**What you have to do:** Below is a listing to transcribe in full and exactly; keep the pictures out.

───── Dataset content

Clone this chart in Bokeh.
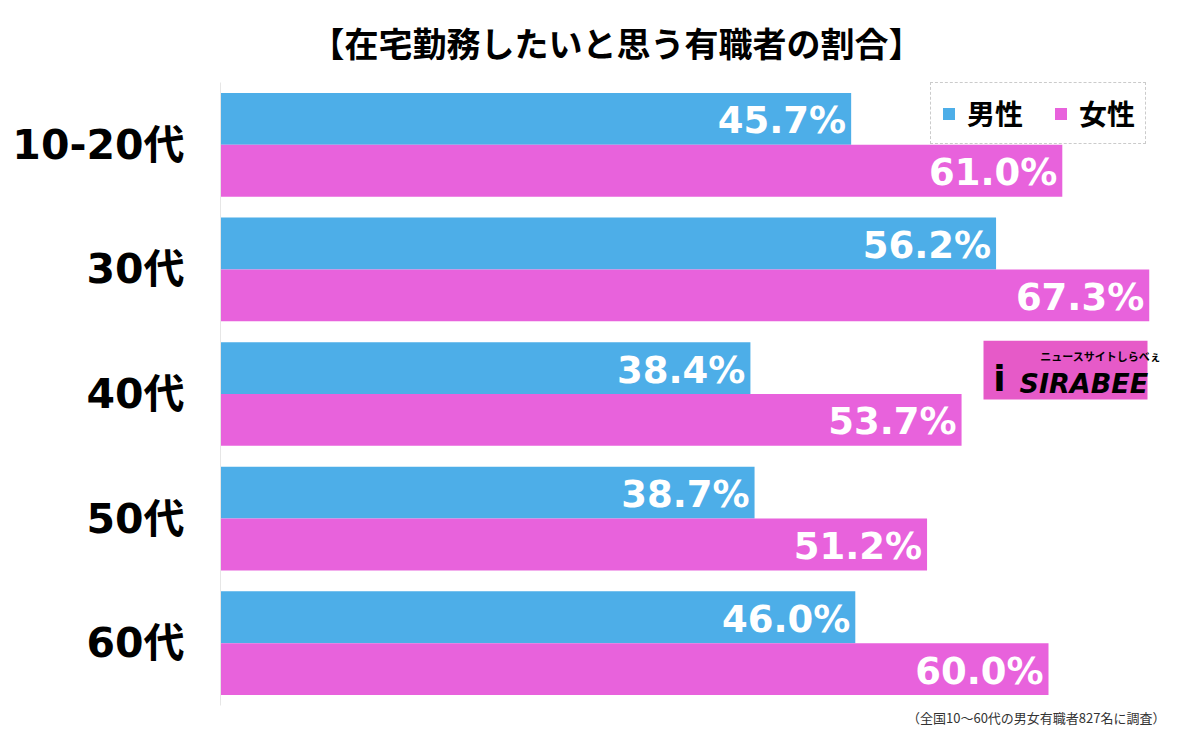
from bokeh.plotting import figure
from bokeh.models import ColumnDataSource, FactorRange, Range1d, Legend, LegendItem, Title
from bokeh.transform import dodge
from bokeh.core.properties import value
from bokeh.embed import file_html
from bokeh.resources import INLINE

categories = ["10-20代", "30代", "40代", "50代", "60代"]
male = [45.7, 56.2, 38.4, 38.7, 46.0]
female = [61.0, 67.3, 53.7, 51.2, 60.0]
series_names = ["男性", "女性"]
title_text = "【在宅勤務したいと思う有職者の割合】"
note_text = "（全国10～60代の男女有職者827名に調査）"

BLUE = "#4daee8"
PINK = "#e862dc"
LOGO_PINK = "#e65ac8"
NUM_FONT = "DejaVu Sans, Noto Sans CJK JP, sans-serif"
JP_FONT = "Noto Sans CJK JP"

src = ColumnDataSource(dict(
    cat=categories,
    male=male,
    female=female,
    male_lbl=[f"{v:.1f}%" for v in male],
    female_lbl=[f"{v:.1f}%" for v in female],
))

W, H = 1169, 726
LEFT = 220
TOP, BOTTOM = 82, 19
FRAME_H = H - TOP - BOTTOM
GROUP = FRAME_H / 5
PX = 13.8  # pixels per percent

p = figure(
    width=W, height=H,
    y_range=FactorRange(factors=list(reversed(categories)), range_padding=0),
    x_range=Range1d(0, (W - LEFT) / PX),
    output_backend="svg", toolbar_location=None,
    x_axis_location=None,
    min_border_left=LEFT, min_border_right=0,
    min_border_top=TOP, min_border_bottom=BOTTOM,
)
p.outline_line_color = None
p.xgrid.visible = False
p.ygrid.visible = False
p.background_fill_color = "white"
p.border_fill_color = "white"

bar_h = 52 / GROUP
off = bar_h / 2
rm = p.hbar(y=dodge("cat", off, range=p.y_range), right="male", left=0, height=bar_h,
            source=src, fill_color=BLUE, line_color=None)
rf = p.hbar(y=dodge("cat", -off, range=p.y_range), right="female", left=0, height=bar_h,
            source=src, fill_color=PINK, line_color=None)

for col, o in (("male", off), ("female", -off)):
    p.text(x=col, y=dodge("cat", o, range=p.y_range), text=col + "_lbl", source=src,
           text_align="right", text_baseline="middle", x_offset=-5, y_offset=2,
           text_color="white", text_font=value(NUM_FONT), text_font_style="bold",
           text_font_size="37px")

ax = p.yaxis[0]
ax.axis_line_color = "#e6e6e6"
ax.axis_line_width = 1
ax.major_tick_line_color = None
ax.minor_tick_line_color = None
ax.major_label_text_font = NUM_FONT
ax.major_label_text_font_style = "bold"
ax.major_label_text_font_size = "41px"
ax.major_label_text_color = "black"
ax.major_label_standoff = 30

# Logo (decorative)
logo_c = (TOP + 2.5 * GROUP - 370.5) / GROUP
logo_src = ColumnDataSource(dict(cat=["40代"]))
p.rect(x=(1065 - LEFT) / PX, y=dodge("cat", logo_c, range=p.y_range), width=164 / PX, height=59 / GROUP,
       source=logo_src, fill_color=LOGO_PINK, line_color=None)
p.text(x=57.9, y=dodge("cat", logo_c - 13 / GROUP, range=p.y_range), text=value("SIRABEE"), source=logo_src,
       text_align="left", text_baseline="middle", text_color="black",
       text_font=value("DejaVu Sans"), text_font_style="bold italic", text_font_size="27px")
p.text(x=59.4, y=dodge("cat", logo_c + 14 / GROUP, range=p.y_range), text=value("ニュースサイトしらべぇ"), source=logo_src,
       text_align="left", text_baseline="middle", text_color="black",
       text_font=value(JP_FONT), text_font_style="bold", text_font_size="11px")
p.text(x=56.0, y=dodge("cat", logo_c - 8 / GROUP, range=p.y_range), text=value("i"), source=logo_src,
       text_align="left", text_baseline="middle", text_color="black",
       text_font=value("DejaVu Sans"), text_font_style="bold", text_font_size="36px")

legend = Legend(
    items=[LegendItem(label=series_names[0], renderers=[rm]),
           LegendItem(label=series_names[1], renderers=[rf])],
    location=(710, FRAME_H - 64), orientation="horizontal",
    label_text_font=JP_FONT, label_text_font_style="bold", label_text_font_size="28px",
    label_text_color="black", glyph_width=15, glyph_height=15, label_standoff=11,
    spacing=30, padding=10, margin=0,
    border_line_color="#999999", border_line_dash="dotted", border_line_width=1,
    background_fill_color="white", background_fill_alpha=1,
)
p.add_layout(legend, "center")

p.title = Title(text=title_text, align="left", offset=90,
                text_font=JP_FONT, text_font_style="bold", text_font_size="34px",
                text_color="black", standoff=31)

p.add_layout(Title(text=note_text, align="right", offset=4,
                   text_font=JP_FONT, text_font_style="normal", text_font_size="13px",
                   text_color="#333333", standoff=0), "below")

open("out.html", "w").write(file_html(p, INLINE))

──────────

**Written reply:**
Clone this chart in Bokeh.
from bokeh.plotting import figure
from bokeh.models import ColumnDataSource, FactorRange, Range1d, Legend, LegendItem, Title
from bokeh.transform import dodge
from bokeh.core.properties import value
from bokeh.embed import file_html
from bokeh.resources import INLINE

categories = ["10-20代", "30代", "40代", "50代", "60代"]
male = [45.7, 56.2, 38.4, 38.7, 46.0]
female = [61.0, 67.3, 53.7, 51.2, 60.0]
series_names = ["男性", "女性"]
title_text = "【在宅勤務したいと思う有職者の割合】"
note_text = "（全国10～60代の男女有職者827名に調査）"

BLUE = "#4daee8"
PINK = "#e862dc"
LOGO_PINK = "#e65ac8"
NUM_FONT = "DejaVu Sans, Noto Sans CJK JP, sans-serif"
JP_FONT = "Noto Sans CJK JP"

src = ColumnDataSource(dict(
    cat=categories,
    male=male,
    female=female,
    male_lbl=[f"{v:.1f}%" for v in male],
    female_lbl=[f"{v:.1f}%" for v in female],
))

W, H = 1169, 726
LEFT = 220
TOP, BOTTOM = 82, 19
FRAME_H = H - TOP - BOTTOM
GROUP = FRAME_H / 5
PX = 13.8  # pixels per percent

p = figure(
    width=W, height=H,
    y_range=FactorRange(factors=list(reversed(categories)), range_padding=0),
    x_range=Range1d(0, (W - LEFT) / PX),
    output_backend="svg", toolbar_location=None,
    x_axis_location=None,
    min_border_left=LEFT, min_border_right=0,
    min_border_top=TOP, min_border_bottom=BOTTOM,
)
p.outline_line_color = None
p.xgrid.visible = False
p.ygrid.visible = False
p.background_fill_color = "white"
p.border_fill_color = "white"

bar_h = 52 / GROUP
off = bar_h / 2
rm = p.hbar(y=dodge("cat", off, range=p.y_range), right="male", left=0, height=bar_h,
            source=src, fill_color=BLUE, line_color=None)
rf = p.hbar(y=dodge("cat", -off, range=p.y_range), right="female", left=0, height=bar_h,
            source=src, fill_color=PINK, line_color=None)

for col, o in (("male", off), ("female", -off)):
    p.text(x=col, y=dodge("cat", o, range=p.y_range), text=col + "_lbl", source=src,
           text_align="right", text_baseline="middle", x_offset=-5, y_offset=2,
           text_color="white", text_font=value(NUM_FONT), text_font_style="bold",
           text_font_size="37px")

ax = p.yaxis[0]
ax.axis_line_color = "#e6e6e6"
ax.axis_line_width = 1
ax.major_tick_line_color = None
ax.minor_tick_line_color = None
ax.major_label_text_font = NUM_FONT
ax.major_label_text_font_style = "bold"
ax.major_label_text_font_size = "41px"
ax.major_label_text_color = "black"
ax.major_label_standoff = 30

# Logo (decorative)
logo_c = (TOP + 2.5 * GROUP - 370.5) / GROUP
logo_src = ColumnDataSource(dict(cat=["40代"]))
p.rect(x=(1065 - LEFT) / PX, y=dodge("cat", logo_c, range=p.y_range), width=164 / PX, height=59 / GROUP,
       source=logo_src, fill_color=LOGO_PINK, line_color=None)
p.text(x=57.9, y=dodge("cat", logo_c - 13 / GROUP, range=p.y_range), text=value("SIRABEE"), source=logo_src,
       text_align="left", text_baseline="middle", text_color="black",
       text_font=value("DejaVu Sans"), text_font_style="bold italic", text_font_size="27px")
p.text(x=59.4, y=dodge("cat", logo_c + 14 / GROUP, range=p.y_range), text=value("ニュースサイトしらべぇ"), source=logo_src,
       text_align="left", text_baseline="middle", text_color="black",
       text_font=value(JP_FONT), text_font_style="bold", text_font_size="11px")
p.text(x=56.0, y=dodge("cat", logo_c - 8 / GROUP, range=p.y_range), text=value("i"), source=logo_src,
       text_align="left", text_baseline="middle", text_color="black",
       text_font=value("DejaVu Sans"), text_font_style="bold", text_font_size="36px")

legend = Legend(
    items=[LegendItem(label=series_names[0], renderers=[rm]),
           LegendItem(label=series_names[1], renderers=[rf])],
    location=(710, FRAME_H - 64), orientation="horizontal",
    label_text_font=JP_FONT, label_text_font_style="bold", label_text_font_size="28px",
    label_text_color="black", glyph_width=15, glyph_height=15, label_standoff=11,
    spacing=30, padding=10, margin=0,
    border_line_color="#999999", border_line_dash="dotted", border_line_width=1,
    background_fill_color="white", background_fill_alpha=1,
)
p.add_layout(legend, "center")

p.title = Title(text=title_text, align="left", offset=90,
                text_font=JP_FONT, text_font_style="bold", text_font_size="34px",
                text_color="black", standoff=31)

p.add_layout(Title(text=note_text, align="right", offset=4,
                   text_font=JP_FONT, text_font_style="normal", text_font_size="13px",
                   text_color="#333333", standoff=0), "below")

open("out.html", "w").write(file_html(p, INLINE))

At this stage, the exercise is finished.